Sparse deepfake detection promotes better disentanglement

Authors: Antoine Teissier, Marie Tahon, Nicolas Dugué, Aghilas Sini

Published: 2025-10-07 09:03:39+00:00

AI Summary

The paper introduces a novel method for deepfake detection by applying a TopK activation layer to the embeddings of the AASIST architecture to enforce sparsity. This approach demonstrates that sparse latent representations not only improve detection performance but also enhance the interpretability of the model by promoting better disentanglement. The study evaluates performance and disentanglement metrics using mutual information based on known attack types.

Abstract

Due to the rapid progress of speech synthesis, deepfake detection has become a major concern in the speech processing community.
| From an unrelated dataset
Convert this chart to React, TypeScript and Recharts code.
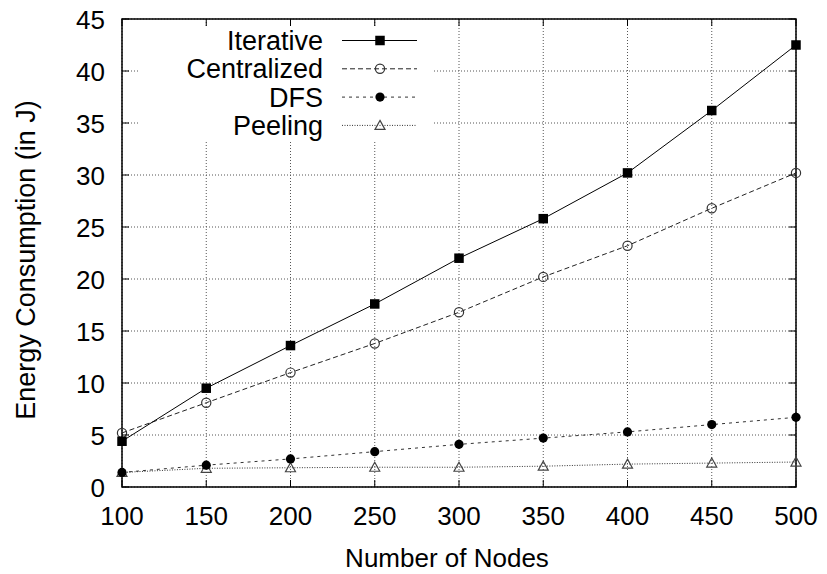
import React from 'react';
import { LineChart, Line, XAxis, YAxis, CartesianGrid, Legend, ReferenceArea, Label } from 'recharts';

const nodes = [100, 150, 200, 250, 300, 350, 400, 450, 500];
const iterative = [4.4, 9.5, 13.6, 17.6, 22.0, 25.8, 30.2, 36.2, 42.5];
const centralized = [5.2, 8.1, 11.0, 13.8, 16.8, 20.2, 23.2, 26.8, 30.2];
const dfs = [1.4, 2.1, 2.7, 3.4, 4.1, 4.7, 5.3, 6.0, 6.7];
const peeling = [1.4, 1.8, 1.85, 1.9, 1.9, 2.0, 2.2, 2.3, 2.4];

const xTicks = [100, 150, 200, 250, 300, 350, 400, 450, 500];
const yTicks = [0, 5, 10, 15, 20, 25, 30, 35, 40, 45];
const seriesNames = ['Iterative', 'Centralized', 'DFS', 'Peeling'];
const xTitle = 'Number of Nodes';
const yTitle = 'Energy Consumption (in J)';

const data = nodes.map((n, i) => ({
  nodes: n,
  iterative: iterative[i],
  centralized: centralized[i],
  dfs: dfs[i],
  peeling: peeling[i],
}));

const W = 827;
const H = 574;
const PL = 122;
const PR = 796;
const PT = 19;
const PB = 487;
const FONT = '"Liberation Sans", Arial, Helvetica, sans-serif';
const FS = 26;
const FS_BIG = 27;
const TICK = 7;

type Kind = 'square' | 'circleOpen' | 'circle' | 'triangle';

const styles: { key: string; kind: Kind; dash?: string; color: string }[] = [
  { key: 'iterative', kind: 'square', dash: undefined, color: '#000' },
  { key: 'centralized', kind: 'circleOpen', dash: '5 3', color: '#222' },
  { key: 'dfs', kind: 'circle', dash: '3 4', color: '#333' },
  { key: 'peeling', kind: 'triangle', dash: '1 1.5', color: '#333' },
];

function marker(kind: Kind, cx: number, cy: number, key?: string | number) {
  if (cx == null || cy == null) return <g key={key} />;
  switch (kind) {
    case 'square':
      return <rect key={key} x={cx - 4.75} y={cy - 4.75} width={9.5} height={9.5} fill="#000" />;
    case 'circleOpen':
      return <circle key={key} cx={cx} cy={cy} r={4.6} fill="none" stroke="#333" strokeWidth={1.2} />;
    case 'circle':
      return <circle key={key} cx={cx} cy={cy} r={4.6} fill="#000" />;
    case 'triangle':
      return (
        <path
          key={key}
          d={`M${cx},${cy - 5} L${cx + 5},${cy + 4} L${cx - 5},${cy + 4} Z`}
          fill="none"
          stroke="#444"
          strokeWidth={1.2}
        />
      );
  }
}

const YTick = (props: any) => {
  const y = props.y;
  return (
    <g>
      <line x1={PL} x2={PL + TICK} y1={y} y2={y} stroke="#000" strokeWidth={1} />
      <line x1={PR} x2={PR - TICK} y1={y} y2={y} stroke="#000" strokeWidth={1} />
      <text x={PL - 17} y={y + 9.5} textAnchor="end" fontSize={FS} fontFamily={FONT} fill="#000">
        {props.payload.value}
      </text>
    </g>
  );
};

const XTick = (props: any) => {
  const x = props.x;
  return (
    <g>
      <line x1={x} x2={x} y1={PB} y2={PB - TICK} stroke="#000" strokeWidth={1} />
      <line x1={x} x2={x} y1={PT} y2={PT + TICK} stroke="#000" strokeWidth={1} />
      <text x={x} y={PB + 38} textAnchor="middle" fontSize={FS} fontFamily={FONT} fill="#000">
        {props.payload.value}
      </text>
    </g>
  );
};

const LEG_L = 140;
const LEG_T = 27;
const LEG_W = 292;
const LEG_H = 114;

const LegendBox = () => (
  <svg width={LEG_W} height={LEG_H} style={{ display: 'block', overflow: 'visible' }}>
    {styles.map((s, i) => {
      const y = 13.5 + i * 28.3;
      return (
        <g key={s.key}>
          <text x={183} y={y + 9.5} textAnchor="end" fontSize={FS_BIG} fontFamily={FONT} fill="#000">
            {seriesNames[i]}
          </text>
          <line x1={202} x2={277} y1={y} y2={y} stroke={s.color} strokeWidth={1} strokeDasharray={s.dash} />
          {marker(s.kind, 240, y)}
        </g>
      );
    })}
  </svg>
);

export default function App() {
  return (
    <div style={{ position: 'absolute', left: 0, top: 0, width: W, height: H, background: '#fff' }}>
      <LineChart width={W} height={H} data={data} margin={{ top: PT, right: W - PR, left: 0, bottom: 0 }}>
        <CartesianGrid stroke="#555" strokeDasharray="1 2" strokeWidth={1} />
        <XAxis
          dataKey="nodes"
          type="number"
          domain={[100, 500]}
          ticks={xTicks}
          height={H - PB}
          axisLine={false}
          tickLine={false}
          tick={<XTick />}
          interval={0}
        >
          <Label
            content={() => (
              <text x={447} y={567} textAnchor="middle" fontSize={FS} fontFamily={FONT} fill="#000">
                {xTitle}
              </text>
            )}
          />
        </XAxis>
        <YAxis
          type="number"
          domain={[0, 45]}
          ticks={yTicks}
          width={PL}
          axisLine={false}
          tickLine={false}
          tick={<YTick />}
          interval={0}
        >
          <Label
            content={() => (
              <text
                transform={`translate(35, 260) rotate(-90)`}
                textAnchor="middle"
                fontSize={FS_BIG}
                fontFamily={FONT}
                fill="#000"
              >
                {yTitle}
              </text>
            )}
          />
        </YAxis>
        <ReferenceArea x1={100} x2={500} y1={0} y2={45} fill="none" stroke="#000" strokeWidth={1.5} ifOverflow="visible" />
        <Legend
          layout="vertical"
          align="center"
          verticalAlign="middle"
          wrapperStyle={{ position: 'absolute', left: LEG_L, top: LEG_T, width: LEG_W, height: LEG_H, background: '#fff' }}
          content={() => <LegendBox />}
        />
        {styles.slice().reverse().map((s) => (
          <Line
            key={s.key}
            type="linear"
            dataKey={s.key}
            name={seriesNames[styles.indexOf(s)]}
            stroke={s.color}
            strokeWidth={1}
            strokeDasharray={s.dash}
            isAnimationActive={false}
            dot={(p: any) => marker(s.kind, p.cx, p.cy, `${s.key}-${p.index}`)}
            activeDot={false}
          />
        ))}
      </LineChart>
    </div>
  );
}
Because it is a critical task, systems must not only be efficient and robust, but also provide interpretable explanations. Among the different approaches for explainability, we focus on the interpretation of latent representations. In such paper, we focus on the last layer of embeddings of AASIST, a deepfake detection architecture. We use a TopK activation inspired by SAEs on this layer to obtain sparse representations which are used in the decision process. We demonstrate that sparse deepfake detection can improve detection performance, with an EER of 23.36% on ASVSpoof5 test set, with 95% of sparsity. We then show that these representations provide better disentanglement, using completeness and modularity metrics based on mutual information. Notably, some attacks are directly encoded in the latent space.


Key findings
The sparse deepfake detection model achieved improved performance, obtaining the best result with an EER of 23.36% on the ASVSpoof5 test set when utilizing 95% sparsity (k=20, D=320). TopK activation significantly promotes better disentanglement, improving both completeness and modularity scores compared to the baseline. Analysis confirmed that dimensions with high modularity directly encode information related to unique deepfake attacks.
Approach
The authors modify the AASIST deepfake detection network by integrating a TopK activation function into the last hidden layer to enforce controlled sparsity. This results in sparse representations that are then used for classification. Disentanglement is evaluated using completeness and modularity metrics based on the mutual information between the sparse dimensions and known deepfake attack factors.
Datasets
ASVspoof5 (ASVspoof 2024), MLS
Model(s)
AASIST (modified with TopK activation)
Author countries
France